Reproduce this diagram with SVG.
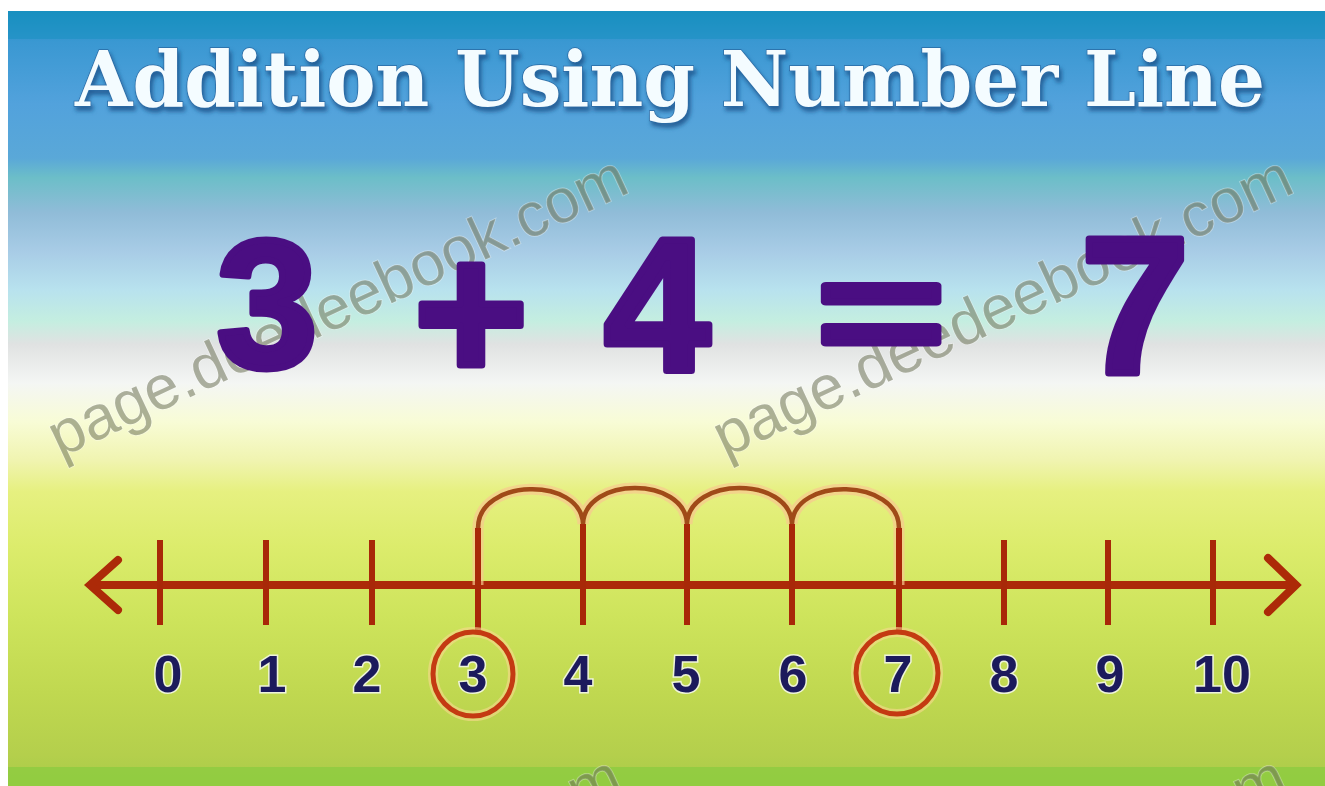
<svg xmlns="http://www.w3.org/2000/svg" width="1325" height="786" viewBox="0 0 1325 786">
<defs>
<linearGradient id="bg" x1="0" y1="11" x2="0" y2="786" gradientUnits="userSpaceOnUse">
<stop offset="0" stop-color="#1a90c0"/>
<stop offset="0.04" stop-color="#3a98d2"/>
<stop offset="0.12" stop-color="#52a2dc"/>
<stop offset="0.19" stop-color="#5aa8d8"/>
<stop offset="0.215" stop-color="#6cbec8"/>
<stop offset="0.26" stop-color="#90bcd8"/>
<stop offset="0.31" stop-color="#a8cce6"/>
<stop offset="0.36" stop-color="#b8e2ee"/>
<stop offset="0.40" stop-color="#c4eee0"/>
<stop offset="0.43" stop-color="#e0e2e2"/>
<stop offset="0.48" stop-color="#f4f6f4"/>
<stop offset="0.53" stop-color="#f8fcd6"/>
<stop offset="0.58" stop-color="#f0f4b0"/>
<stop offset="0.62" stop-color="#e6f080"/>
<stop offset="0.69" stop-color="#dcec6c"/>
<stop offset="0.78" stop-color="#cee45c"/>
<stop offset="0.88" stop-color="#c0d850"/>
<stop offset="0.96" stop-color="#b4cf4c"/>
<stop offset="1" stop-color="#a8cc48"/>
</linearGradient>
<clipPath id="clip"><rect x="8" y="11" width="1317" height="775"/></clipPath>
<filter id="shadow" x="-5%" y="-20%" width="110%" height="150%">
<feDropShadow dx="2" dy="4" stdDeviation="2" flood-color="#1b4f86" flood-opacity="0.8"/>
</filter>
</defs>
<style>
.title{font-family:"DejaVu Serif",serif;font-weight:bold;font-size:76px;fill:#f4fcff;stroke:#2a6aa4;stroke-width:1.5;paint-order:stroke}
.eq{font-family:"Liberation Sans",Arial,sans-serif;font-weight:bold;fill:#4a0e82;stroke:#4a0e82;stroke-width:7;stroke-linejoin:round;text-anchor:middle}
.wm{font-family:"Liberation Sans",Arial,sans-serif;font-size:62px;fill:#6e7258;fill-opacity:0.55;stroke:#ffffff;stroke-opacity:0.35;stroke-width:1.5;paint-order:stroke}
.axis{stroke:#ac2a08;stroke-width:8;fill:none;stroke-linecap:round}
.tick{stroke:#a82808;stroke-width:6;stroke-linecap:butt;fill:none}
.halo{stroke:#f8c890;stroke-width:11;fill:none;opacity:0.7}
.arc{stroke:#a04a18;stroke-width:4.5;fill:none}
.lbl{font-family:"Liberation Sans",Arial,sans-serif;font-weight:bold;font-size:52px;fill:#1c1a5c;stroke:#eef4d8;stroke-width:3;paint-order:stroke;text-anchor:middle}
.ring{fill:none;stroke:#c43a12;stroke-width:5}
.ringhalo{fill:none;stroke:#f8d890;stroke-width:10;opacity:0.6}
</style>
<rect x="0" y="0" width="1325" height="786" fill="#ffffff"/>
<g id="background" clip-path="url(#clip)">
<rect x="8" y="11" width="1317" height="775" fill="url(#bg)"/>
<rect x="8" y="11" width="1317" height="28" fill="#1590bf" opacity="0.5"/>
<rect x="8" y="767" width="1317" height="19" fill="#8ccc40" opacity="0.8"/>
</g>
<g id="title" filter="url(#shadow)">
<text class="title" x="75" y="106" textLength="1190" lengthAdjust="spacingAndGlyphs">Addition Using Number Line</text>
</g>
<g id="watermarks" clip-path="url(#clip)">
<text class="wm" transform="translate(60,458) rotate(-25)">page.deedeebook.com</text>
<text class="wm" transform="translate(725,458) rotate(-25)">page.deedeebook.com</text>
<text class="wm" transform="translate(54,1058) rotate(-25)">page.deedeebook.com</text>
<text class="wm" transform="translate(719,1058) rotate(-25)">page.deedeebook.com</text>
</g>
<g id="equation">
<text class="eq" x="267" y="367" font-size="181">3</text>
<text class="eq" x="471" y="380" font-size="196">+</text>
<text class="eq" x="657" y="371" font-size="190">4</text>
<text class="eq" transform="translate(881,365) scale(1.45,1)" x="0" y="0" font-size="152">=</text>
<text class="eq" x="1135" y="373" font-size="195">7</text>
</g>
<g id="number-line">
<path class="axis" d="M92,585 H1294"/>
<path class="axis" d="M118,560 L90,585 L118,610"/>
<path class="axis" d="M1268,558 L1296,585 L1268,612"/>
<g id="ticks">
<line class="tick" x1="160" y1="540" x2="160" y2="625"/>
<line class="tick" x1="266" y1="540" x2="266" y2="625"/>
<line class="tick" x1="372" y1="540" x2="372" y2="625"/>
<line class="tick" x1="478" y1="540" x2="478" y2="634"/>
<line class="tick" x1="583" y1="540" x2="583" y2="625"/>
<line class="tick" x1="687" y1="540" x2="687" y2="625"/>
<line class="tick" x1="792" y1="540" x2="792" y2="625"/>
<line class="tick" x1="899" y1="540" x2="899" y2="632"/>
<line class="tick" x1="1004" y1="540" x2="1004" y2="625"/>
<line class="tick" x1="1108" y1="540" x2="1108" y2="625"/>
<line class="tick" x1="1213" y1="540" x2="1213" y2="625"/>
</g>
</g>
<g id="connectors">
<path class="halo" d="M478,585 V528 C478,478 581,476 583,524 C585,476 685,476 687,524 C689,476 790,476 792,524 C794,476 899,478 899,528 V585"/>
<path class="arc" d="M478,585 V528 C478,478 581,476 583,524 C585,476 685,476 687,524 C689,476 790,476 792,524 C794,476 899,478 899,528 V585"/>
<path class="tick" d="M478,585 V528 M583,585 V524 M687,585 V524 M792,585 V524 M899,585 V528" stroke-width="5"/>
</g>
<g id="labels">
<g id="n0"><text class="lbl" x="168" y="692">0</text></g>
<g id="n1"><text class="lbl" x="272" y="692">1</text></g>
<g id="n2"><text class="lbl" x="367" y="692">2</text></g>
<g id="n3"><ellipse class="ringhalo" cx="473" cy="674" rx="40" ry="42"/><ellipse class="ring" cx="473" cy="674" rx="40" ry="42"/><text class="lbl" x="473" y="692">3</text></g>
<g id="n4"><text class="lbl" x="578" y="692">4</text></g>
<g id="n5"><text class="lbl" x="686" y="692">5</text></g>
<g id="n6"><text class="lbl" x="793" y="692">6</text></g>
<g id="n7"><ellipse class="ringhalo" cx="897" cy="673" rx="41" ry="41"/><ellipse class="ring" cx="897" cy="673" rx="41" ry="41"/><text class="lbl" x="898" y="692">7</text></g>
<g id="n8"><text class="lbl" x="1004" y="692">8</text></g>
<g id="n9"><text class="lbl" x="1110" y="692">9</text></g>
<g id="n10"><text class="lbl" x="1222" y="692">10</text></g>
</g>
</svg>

■ **Task brief**
Every line above should be returned word for word, with the pictures left behind.

■ **Output**
Reproduce this diagram with SVG.
<svg xmlns="http://www.w3.org/2000/svg" width="1325" height="786" viewBox="0 0 1325 786">
<defs>
<linearGradient id="bg" x1="0" y1="11" x2="0" y2="786" gradientUnits="userSpaceOnUse">
<stop offset="0" stop-color="#1a90c0"/>
<stop offset="0.04" stop-color="#3a98d2"/>
<stop offset="0.12" stop-color="#52a2dc"/>
<stop offset="0.19" stop-color="#5aa8d8"/>
<stop offset="0.215" stop-color="#6cbec8"/>
<stop offset="0.26" stop-color="#90bcd8"/>
<stop offset="0.31" stop-color="#a8cce6"/>
<stop offset="0.36" stop-color="#b8e2ee"/>
<stop offset="0.40" stop-color="#c4eee0"/>
<stop offset="0.43" stop-color="#e0e2e2"/>
<stop offset="0.48" stop-color="#f4f6f4"/>
<stop offset="0.53" stop-color="#f8fcd6"/>
<stop offset="0.58" stop-color="#f0f4b0"/>
<stop offset="0.62" stop-color="#e6f080"/>
<stop offset="0.69" stop-color="#dcec6c"/>
<stop offset="0.78" stop-color="#cee45c"/>
<stop offset="0.88" stop-color="#c0d850"/>
<stop offset="0.96" stop-color="#b4cf4c"/>
<stop offset="1" stop-color="#a8cc48"/>
</linearGradient>
<clipPath id="clip"><rect x="8" y="11" width="1317" height="775"/></clipPath>
<filter id="shadow" x="-5%" y="-20%" width="110%" height="150%">
<feDropShadow dx="2" dy="4" stdDeviation="2" flood-color="#1b4f86" flood-opacity="0.8"/>
</filter>
</defs>
<style>
.title{font-family:"DejaVu Serif",serif;font-weight:bold;font-size:76px;fill:#f4fcff;stroke:#2a6aa4;stroke-width:1.5;paint-order:stroke}
.eq{font-family:"Liberation Sans",Arial,sans-serif;font-weight:bold;fill:#4a0e82;stroke:#4a0e82;stroke-width:7;stroke-linejoin:round;text-anchor:middle}
.wm{font-family:"Liberation Sans",Arial,sans-serif;font-size:62px;fill:#6e7258;fill-opacity:0.55;stroke:#ffffff;stroke-opacity:0.35;stroke-width:1.5;paint-order:stroke}
.axis{stroke:#ac2a08;stroke-width:8;fill:none;stroke-linecap:round}
.tick{stroke:#a82808;stroke-width:6;stroke-linecap:butt;fill:none}
.halo{stroke:#f8c890;stroke-width:11;fill:none;opacity:0.7}
.arc{stroke:#a04a18;stroke-width:4.5;fill:none}
.lbl{font-family:"Liberation Sans",Arial,sans-serif;font-weight:bold;font-size:52px;fill:#1c1a5c;stroke:#eef4d8;stroke-width:3;paint-order:stroke;text-anchor:middle}
.ring{fill:none;stroke:#c43a12;stroke-width:5}
.ringhalo{fill:none;stroke:#f8d890;stroke-width:10;opacity:0.6}
</style>
<rect x="0" y="0" width="1325" height="786" fill="#ffffff"/>
<g id="background" clip-path="url(#clip)">
<rect x="8" y="11" width="1317" height="775" fill="url(#bg)"/>
<rect x="8" y="11" width="1317" height="28" fill="#1590bf" opacity="0.5"/>
<rect x="8" y="767" width="1317" height="19" fill="#8ccc40" opacity="0.8"/>
</g>
<g id="title" filter="url(#shadow)">
<text class="title" x="75" y="106" textLength="1190" lengthAdjust="spacingAndGlyphs">Addition Using Number Line</text>
</g>
<g id="watermarks" clip-path="url(#clip)">
<text class="wm" transform="translate(60,458) rotate(-25)">page.deedeebook.com</text>
<text class="wm" transform="translate(725,458) rotate(-25)">page.deedeebook.com</text>
<text class="wm" transform="translate(54,1058) rotate(-25)">page.deedeebook.com</text>
<text class="wm" transform="translate(719,1058) rotate(-25)">page.deedeebook.com</text>
</g>
<g id="equation">
<text class="eq" x="267" y="367" font-size="181">3</text>
<text class="eq" x="471" y="380" font-size="196">+</text>
<text class="eq" x="657" y="371" font-size="190">4</text>
<text class="eq" transform="translate(881,365) scale(1.45,1)" x="0" y="0" font-size="152">=</text>
<text class="eq" x="1135" y="373" font-size="195">7</text>
</g>
<g id="number-line">
<path class="axis" d="M92,585 H1294"/>
<path class="axis" d="M118,560 L90,585 L118,610"/>
<path class="axis" d="M1268,558 L1296,585 L1268,612"/>
<g id="ticks">
<line class="tick" x1="160" y1="540" x2="160" y2="625"/>
<line class="tick" x1="266" y1="540" x2="266" y2="625"/>
<line class="tick" x1="372" y1="540" x2="372" y2="625"/>
<line class="tick" x1="478" y1="540" x2="478" y2="634"/>
<line class="tick" x1="583" y1="540" x2="583" y2="625"/>
<line class="tick" x1="687" y1="540" x2="687" y2="625"/>
<line class="tick" x1="792" y1="540" x2="792" y2="625"/>
<line class="tick" x1="899" y1="540" x2="899" y2="632"/>
<line class="tick" x1="1004" y1="540" x2="1004" y2="625"/>
<line class="tick" x1="1108" y1="540" x2="1108" y2="625"/>
<line class="tick" x1="1213" y1="540" x2="1213" y2="625"/>
</g>
</g>
<g id="connectors">
<path class="halo" d="M478,585 V528 C478,478 581,476 583,524 C585,476 685,476 687,524 C689,476 790,476 792,524 C794,476 899,478 899,528 V585"/>
<path class="arc" d="M478,585 V528 C478,478 581,476 583,524 C585,476 685,476 687,524 C689,476 790,476 792,524 C794,476 899,478 899,528 V585"/>
<path class="tick" d="M478,585 V528 M583,585 V524 M687,585 V524 M792,585 V524 M899,585 V528" stroke-width="5"/>
</g>
<g id="labels">
<g id="n0"><text class="lbl" x="168" y="692">0</text></g>
<g id="n1"><text class="lbl" x="272" y="692">1</text></g>
<g id="n2"><text class="lbl" x="367" y="692">2</text></g>
<g id="n3"><ellipse class="ringhalo" cx="473" cy="674" rx="40" ry="42"/><ellipse class="ring" cx="473" cy="674" rx="40" ry="42"/><text class="lbl" x="473" y="692">3</text></g>
<g id="n4"><text class="lbl" x="578" y="692">4</text></g>
<g id="n5"><text class="lbl" x="686" y="692">5</text></g>
<g id="n6"><text class="lbl" x="793" y="692">6</text></g>
<g id="n7"><ellipse class="ringhalo" cx="897" cy="673" rx="41" ry="41"/><ellipse class="ring" cx="897" cy="673" rx="41" ry="41"/><text class="lbl" x="898" y="692">7</text></g>
<g id="n8"><text class="lbl" x="1004" y="692">8</text></g>
<g id="n9"><text class="lbl" x="1110" y="692">9</text></g>
<g id="n10"><text class="lbl" x="1222" y="692">10</text></g>
</g>
</svg>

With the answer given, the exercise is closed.